In this paper, a comprehensive analysis of the sampling-based optimum signal detection in ideal (i.e., free) diffusion-based concentration-encoded molecular communication (CEMC) system has been presented. A generalized amplitude-shift keying (ASK)-based CEMC system has been considered in diffusion-based noise and intersymbol interference (ISI) conditions. Information is encoded by modulating the amplitude of the transmission rate of information molecules at the TN. The critical issues involved in the sampling-based receiver thus developed are addressed in detail, and its performance in terms of the number of samples per symbol, communication range, and transmission data rate is evaluated.
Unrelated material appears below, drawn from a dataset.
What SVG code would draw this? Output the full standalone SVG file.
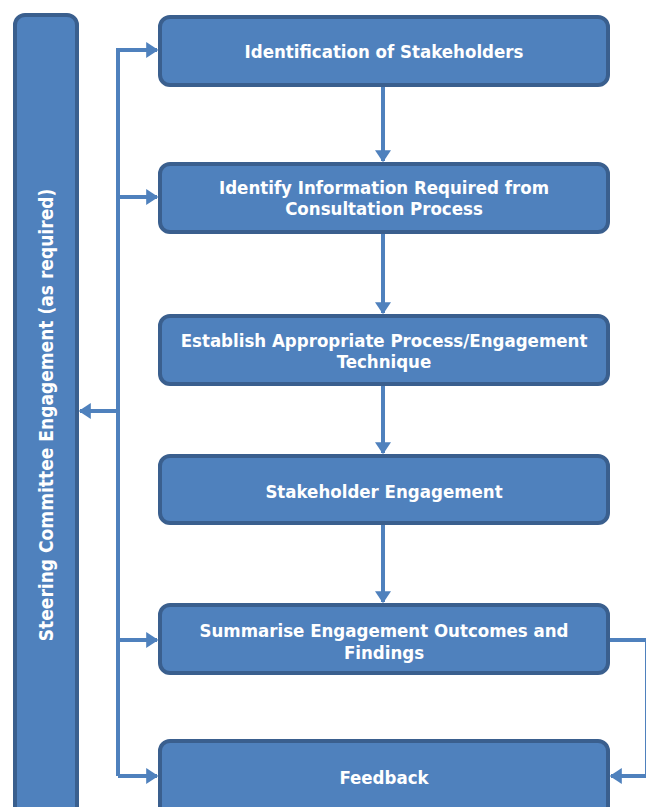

ISI produced by the residual molecules deteriorates the performance of the CEMC system significantly, which further deteriorates when the communication range and/or the transmission data rate increase(s). In addition, the performance of the optimum receiver depends on the receiver's ability to compute the ISI accurately, thus providing a trade-off between receiver complexity and achievable bit error rate (BER). Exact and approximate detection performances have been derived. Finally, it is found that the sampling-based signal detection scheme thus developed can be applied to both binary and multilevel (M-ary) ASK-based CEMC systems, although M-ary systems suffer more from higher BER.